Beberapa kali kedapatan melantunkan 'nyanyian sumbang' pada rezim Vladimir Putin, Pussy Riot menahbiskan diri jadi mimpi buruk Rusia-1 itu.
Menit ke-50 pada final piala dunia, tiga perempuan dan satu laki-laki berseragam polisi menerobos lapangan, mengganggu jalannya pertandingan final antara kesebelasan Prancis melawan Kroasia. Ketiga perempuan tersebut adalah anggota kolektif seni yang gemar menyerukan protes, Pussy Riot. Protes memang sudah menjadi bagian hidup mereka sehari-hari.
Pussy Riot seringkali disalahpahami publik sebagai band punk, sebab pada 21 Februari 2012 kolektif ini beraksi mendendangkan nyanyian protes mereka “Punk Prayer” di Katedral Kristus Juru Selamat di Moskow. Dalam lagu mereka, terdapat lirik nakal berbunyi Virgin mary, Mother of God, banish Putin, banish Putin, banish Putin! (Bunda Maria, ibu Tuhan, buang Putin, buang Putin, buang Putin).
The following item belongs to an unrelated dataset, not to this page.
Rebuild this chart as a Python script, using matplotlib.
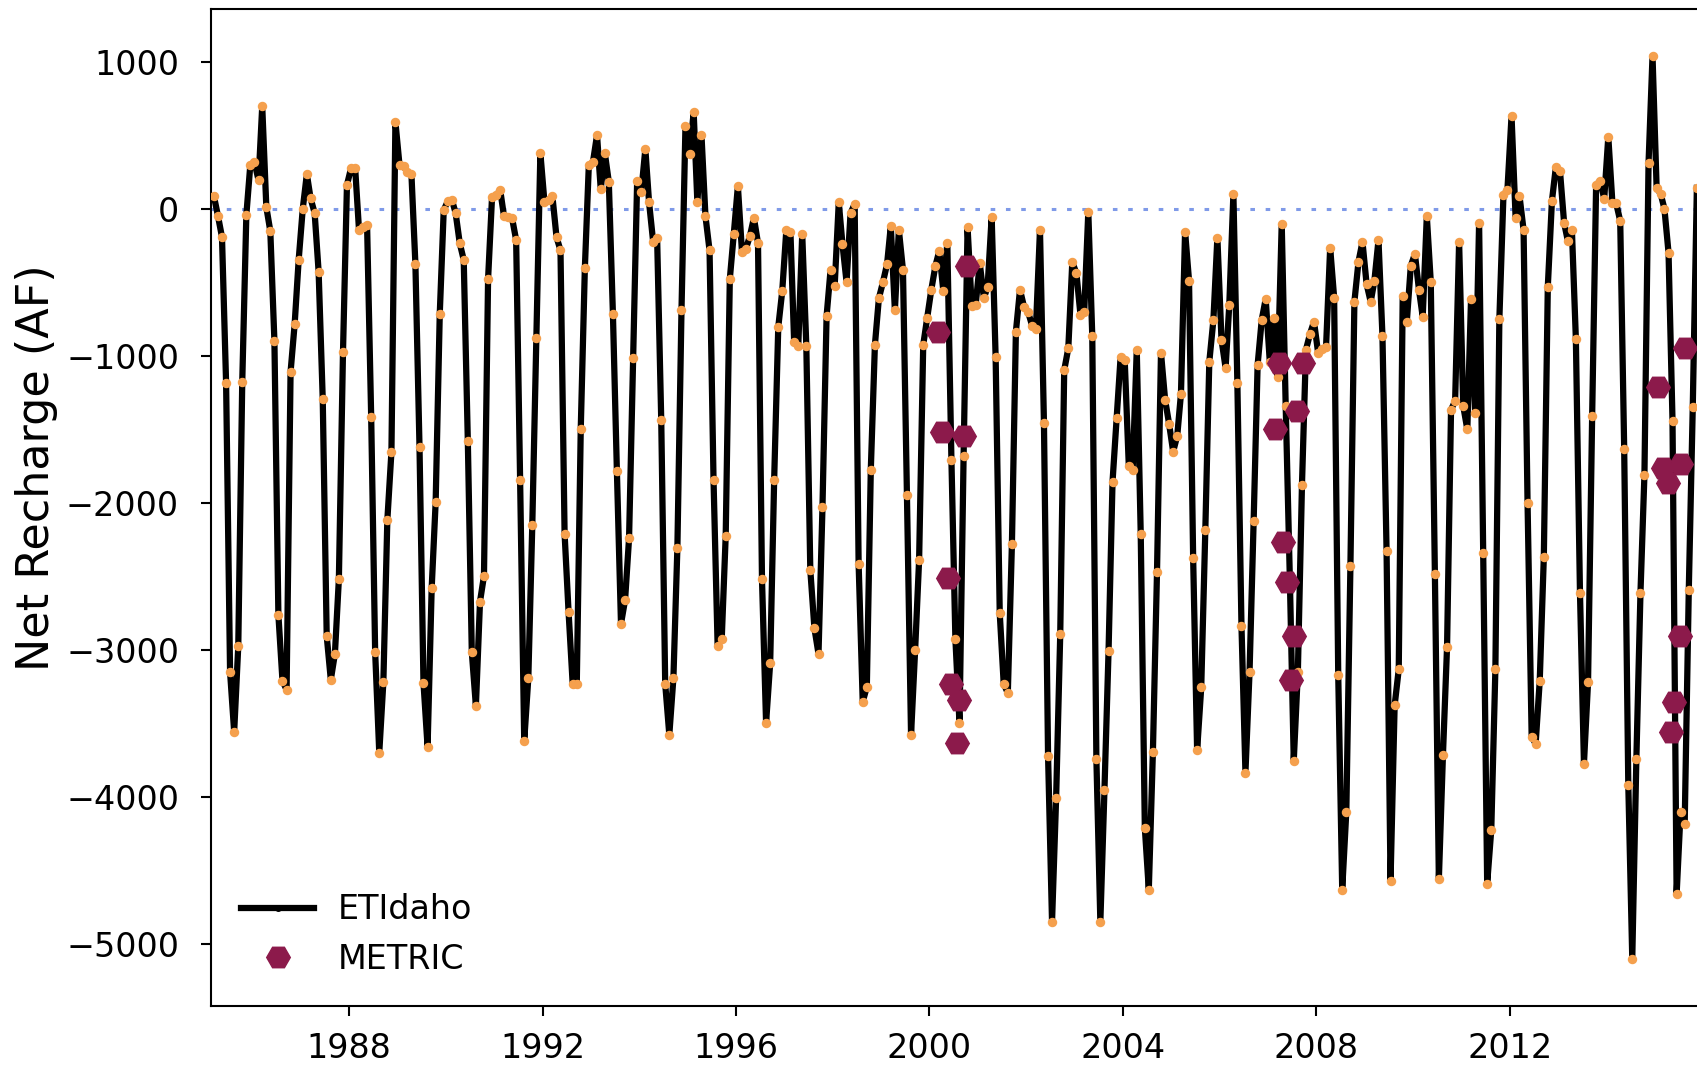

Protes tersebut ditujukan pada pemimpin gereja ortodoks yang mendukung Putin selama masa kampanye. Akibat aksi protes tersebut, dua anggotanya, Nadezhda Tolokonnikova serta Maria Alyokhina ditahan dan dikenai tuduhan melakukan kerusuhan. Kemudian pada 16 Maret di tahun yang sama, anggota ketiga mereka Yekaterina Samutsevich ikut ditahan pihak kepolisian Rusia.
Mereka bertiga akhirnya divonis kurungan penjara selama dua tahun oleh hakim. Pada Oktober Samutsevich dibebaskan, tetapi, dua orang lainnya menjalani hukuman penjara selama 22 bulan.
Pada Februari 2014, Pussy Riot mengeluarkan pernyataan, dua anggotanya Alyokhina dan Tolokonnikova hengkang dari kolektif. Walaupun begitu, keduanya tetap mengikuti protes yang dilakukan Pussy Riot dalam ajang olimpiade musim dingin di Sochi, Rusia. Pada protes tersebut, mereka diserang dengan pecut dan semprotan merica oleh pasukan Cossack yang dipekerjakan sebagai penjaga.